(What to do) Write each line of the material exactly as given, from the top through the line that contains "fig = go.Figure()", and omit all pictures.

** begin Material **

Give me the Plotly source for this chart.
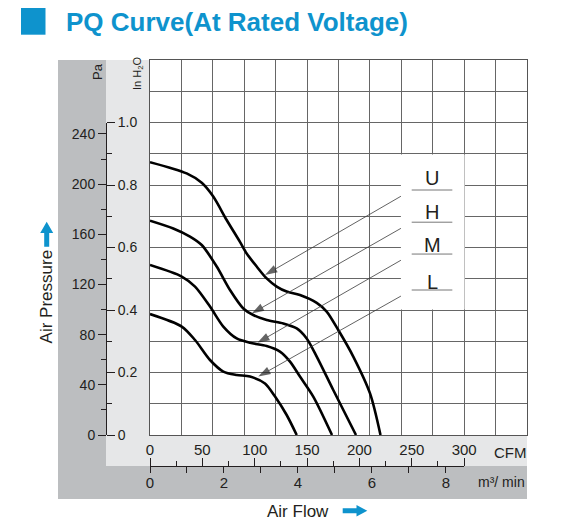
import plotly.graph_objects as go

W, H = 574, 527
FONT = "Liberation Sans, Arial, sans-serif"
BLUE = "#0e93cd"
INK = "#231f20"

# PQ curves: air flow (CFM) vs static pressure (inH2O)
u_cfm = [0, 35, 49.4, 60.4, 73.2, 85.9, 92.3, 101.9, 111.4, 121, 130.5, 143.2, 159.2, 168.7, 179.8, 194.1, 210.1, 220.1]
u_inh2o = [0.873, 0.837, 0.807, 0.763, 0.688, 0.618, 0.581, 0.539, 0.501, 0.475, 0.459, 0.448, 0.423, 0.395, 0.336, 0.251, 0.133, 0]

h_cfm = [0, 22.2, 38.2, 49.4, 63.7, 76.4, 89.1, 98.6, 111.4, 127.3, 140.1, 149.6, 159.2, 175, 196.7]
h_inh2o = [0.686, 0.661, 0.635, 0.608, 0.539, 0.464, 0.405, 0.384, 0.368, 0.357, 0.341, 0.309, 0.251, 0.144, 0]

m_cfm = [0, 30.3, 43, 57.3, 70, 82.8, 95.5, 111.4, 124.1, 133.7, 143.2, 155.9, 173.8]
m_inh2o = [0.544, 0.507, 0.475, 0.411, 0.347, 0.309, 0.295, 0.285, 0.267, 0.235, 0.187, 0.123, 0]

l_cfm = [0, 30.3, 43, 57.3, 70, 82.8, 95.5, 109.8, 119.4, 130.5, 140.1]
l_inh2o = [0.387, 0.347, 0.304, 0.240, 0.203, 0.192, 0.187, 0.165, 0.123, 0.064, 0]

speed_names = ["U", "H", "M", "L"]
# where each leader arrow touches its curve (CFM, inH2O)
tip_cfm = [109.8, 97.1, 102.5, 103.4]
tip_inh2o = [0.512, 0.389, 0.295, 0.187]

# secondary scales
pa_ticks = [0, 40, 80, 120, 160, 200, 240]
inh2o_ticks = [0, 0.2, 0.4, 0.6, 0.8, 1.0]
inh2o_text = ["0", "0.2", "0.4", "0.6", "0.8", "1.0"]
PA_PER_INH2O = 249.09
CFM_PER_M3MIN = 35.3147


def px(x):
    return x / W


def py(y):
    return 1 - y / H


fig = go.Figure()

for xs, ys in [(u_cfm, u_inh2o), (h_cfm, h_inh2o), (m_cfm, m_inh2o), (l_cfm, l_inh2o)]:
    fig.add_trace(go.Scatter(x=xs, y=ys, mode="lines",
                             line=dict(color="black", width=2.6, shape="spline", smoothing=0.8),
                             showlegend=False, hoverinfo="skip"))

# white box that cuts the grid behind the speed labels
fig.add_shape(type="rect", x0=239.6, x1=300.4, y0=0.402, y1=0.898,
              fillcolor="white", line=dict(width=0), layer="above")

# speed labels, underlines, leader arrows
tail_cfm = 249.9
label_y = [0.822, 0.714, 0.608, 0.491]
under_y = [0.784, 0.681, 0.579, 0.464]
for name, ly, uy, tx, ty in zip(speed_names, label_y, under_y, tip_cfm, tip_inh2o):
    fig.add_trace(go.Scatter(x=[tail_cfm, tx], y=[uy, ty], mode="lines+markers",
                             line=dict(color="#3a3a3a", width=0.8),
                             marker=dict(symbol="arrow", size=[0, 13], angleref="previous",
                                         color="#222", line=dict(width=0)),
                             showlegend=False, hoverinfo="skip"))
    fig.add_shape(type="line", x0=tail_cfm, x1=288.7, y0=uy, y1=uy,
                  line=dict(color="#777", width=1), layer="above")
    fig.add_annotation(x=269.3, y=ly, text=name, showarrow=False,
                       font=dict(family=FONT, size=20, color=INK))

# dummy traces so the free scale axes get drawn
fig.add_trace(go.Scatter(x=[0], y=[0], xaxis="x2", yaxis="y2", mode="markers",
                         marker=dict(opacity=0), showlegend=False, hoverinfo="skip"))
fig.add_trace(go.Scatter(x=[0], y=[0], xaxis="x3", yaxis="y3", mode="markers",
                         marker=dict(opacity=0), showlegend=False, hoverinfo="skip"))

# grey frame bands
dark, light = "#bcbec0", "#e6e7e8"
for (x0, y0, x1, y1, c) in [(58, 60, 106, 499, dark), (58, 466, 527, 499, dark),
                            (106, 60, 150, 466, light), (106, 435, 527, 466, light)]:
    fig.add_shape(type="rect", xref="paper", yref="paper", x0=px(x0), x1=px(x1), y0=py(y1), y1=py(y0),
                  fillcolor=c, line=dict(width=0), layer="below")

# title square
fig.add_shape(type="rect", xref="paper", yref="paper", x0=px(21), x1=px(45.5), y0=py(34.7), y1=py(8),
              fillcolor=BLUE, line=dict(width=0))

# blue direction arrows
up = "M {} {} L {} {} L {} {} L {} {} L {} {} L {} {} L {} {} Z".format(
    px(46.7), py(221.7), px(53.2), py(233), px(49.2), py(233), px(49.2), py(246.7),
    px(44.2), py(246.7), px(44.2), py(233), px(40.2), py(233))
right = "M {} {} L {} {} L {} {} L {} {} L {} {} L {} {} L {} {} Z".format(
    px(367.3), py(510.8), px(356.5), py(505), px(356.5), py(508.3), px(342.7), py(508.3),
    px(342.7), py(513.3), px(356.5), py(513.3), px(356.5), py(516.6))
for p in [up, right]:
    fig.add_shape(type="path", xref="paper", yref="paper", path=p, fillcolor=BLUE, line=dict(width=0))

texts = [
    ("PQ Curve(At Rated Voltage)", 64, 22, 0, 26, BLUE, "left", True),
    ("Air Pressure", 46.7, 296.7, -90, 17, INK, "center", False),
    ("Air Flow", 298, 511.7, 0, 17, INK, "center", False),
    ("Pa", 98, 72, -90, 13, INK, "center", False),
    ("In H<sub>2</sub>O", 138, 74, -90, 11, INK, "center", False),
    ("CFM", 510, 452.5, 0, 15, INK, "center", False),
    ("m³/ min", 501, 481.5, 0, 14, INK, "center", False),
]
for t, x, y, ang, sz, col, anc, bold in texts:
    fig.add_annotation(xref="paper", yref="paper", x=px(x), y=py(y), text=t, textangle=ang,
                       showarrow=False, xanchor=anc, yanchor="middle",
                       font=dict(family=FONT, size=sz, color=col, weight="bold" if bold else "normal"))

tickfont = dict(family=FONT, size=14, color=INK)
cfm_end = 150 + 300 * 377 / 360

fig.update_layout(
    width=W, height=H,
    margin=dict(l=0, r=0, t=0, b=0),
    paper_bgcolor="white", plot_bgcolor="rgba(0,0,0,0)",
    xaxis=dict(domain=[px(150), px(527)], range=[0, 360], dtick=30, showticklabels=False, ticks="",
               showgrid=True, gridcolor="#666", gridwidth=1, zeroline=False, automargin=False,
               showline=True, mirror=True, linecolor="#555", linewidth=1),
    yaxis=dict(domain=[py(435), py(60)], range=[0, 1.2], dtick=0.1, showticklabels=False, ticks="",
               showgrid=True, gridcolor="#666", gridwidth=1, zeroline=False, automargin=False,
               showline=True, mirror=True, linecolor="#555", linewidth=1),
    xaxis2=dict(domain=[px(150), px(cfm_end)], range=[0, 300], anchor="free", position=py(466),
                side="top", dtick=50, ticks="outside", ticklen=8, tickcolor=INK, automargin=False,
                minor=dict(dtick=25, ticks="outside", ticklen=5, tickcolor=INK), ticklabelstandoff=-3,
                showline=True, linecolor=INK, linewidth=1, showgrid=False, zeroline=False,
                tickfont=dict(family=FONT, size=15, color=INK)),
    xaxis3=dict(domain=[px(150), px(cfm_end)], range=[0, 300 / CFM_PER_M3MIN], anchor="free",
                position=py(466), side="bottom", dtick=2, ticks="outside", ticklen=6, tickcolor=INK,
                minor=dict(dtick=1, ticks="outside", ticklen=6, tickcolor=INK), automargin=False,
                ticklabelstandoff=-3,
                showline=True, linecolor=INK, linewidth=1, showgrid=False, zeroline=False,
                tickfont=dict(family=FONT, size=15, color=INK)),
    yaxis2=dict(domain=[py(435), py(435 - 312.5)], range=[0, PA_PER_INH2O], anchor="free", position=px(106),
                side="left", tickvals=pa_ticks, ticks="outside", ticklen=8, tickcolor=INK,
                minor=dict(dtick=20, ticks="outside", ticklen=5, tickcolor=INK), automargin=False,
                showline=True, linecolor=INK, linewidth=1, showgrid=False, zeroline=False,
                tickfont=tickfont),
    yaxis3=dict(domain=[py(435), py(435 - 312.5)], range=[0, 1.0], anchor="free", position=px(106),
                side="right", tickvals=inh2o_ticks, ticktext=inh2o_text, ticks="outside", ticklen=8,
                tickcolor=INK, minor=dict(dtick=0.1, ticks="outside", ticklen=5, tickcolor=INK),
                automargin=False,
                showline=True, linecolor=INK, linewidth=1, showgrid=False, zeroline=False,
                tickfont=tickfont),
)

fig.write_html("out.html", config={"displayModeBar": False},
               post_script="document.body.style.margin='0';")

** end Material **

(Exercise output)
Give me the Plotly source for this chart.
import plotly.graph_objects as go

W, H = 574, 527
FONT = "Liberation Sans, Arial, sans-serif"
BLUE = "#0e93cd"
INK = "#231f20"

# PQ curves: air flow (CFM) vs static pressure (inH2O)
u_cfm = [0, 35, 49.4, 60.4, 73.2, 85.9, 92.3, 101.9, 111.4, 121, 130.5, 143.2, 159.2, 168.7, 179.8, 194.1, 210.1, 220.1]
u_inh2o = [0.873, 0.837, 0.807, 0.763, 0.688, 0.618, 0.581, 0.539, 0.501, 0.475, 0.459, 0.448, 0.423, 0.395, 0.336, 0.251, 0.133, 0]

h_cfm = [0, 22.2, 38.2, 49.4, 63.7, 76.4, 89.1, 98.6, 111.4, 127.3, 140.1, 149.6, 159.2, 175, 196.7]
h_inh2o = [0.686, 0.661, 0.635, 0.608, 0.539, 0.464, 0.405, 0.384, 0.368, 0.357, 0.341, 0.309, 0.251, 0.144, 0]

m_cfm = [0, 30.3, 43, 57.3, 70, 82.8, 95.5, 111.4, 124.1, 133.7, 143.2, 155.9, 173.8]
m_inh2o = [0.544, 0.507, 0.475, 0.411, 0.347, 0.309, 0.295, 0.285, 0.267, 0.235, 0.187, 0.123, 0]

l_cfm = [0, 30.3, 43, 57.3, 70, 82.8, 95.5, 109.8, 119.4, 130.5, 140.1]
l_inh2o = [0.387, 0.347, 0.304, 0.240, 0.203, 0.192, 0.187, 0.165, 0.123, 0.064, 0]

speed_names = ["U", "H", "M", "L"]
# where each leader arrow touches its curve (CFM, inH2O)
tip_cfm = [109.8, 97.1, 102.5, 103.4]
tip_inh2o = [0.512, 0.389, 0.295, 0.187]

# secondary scales
pa_ticks = [0, 40, 80, 120, 160, 200, 240]
inh2o_ticks = [0, 0.2, 0.4, 0.6, 0.8, 1.0]
inh2o_text = ["0", "0.2", "0.4", "0.6", "0.8", "1.0"]
PA_PER_INH2O = 249.09
CFM_PER_M3MIN = 35.3147


def px(x):
    return x / W


def py(y):
    return 1 - y / H


fig = go.Figure()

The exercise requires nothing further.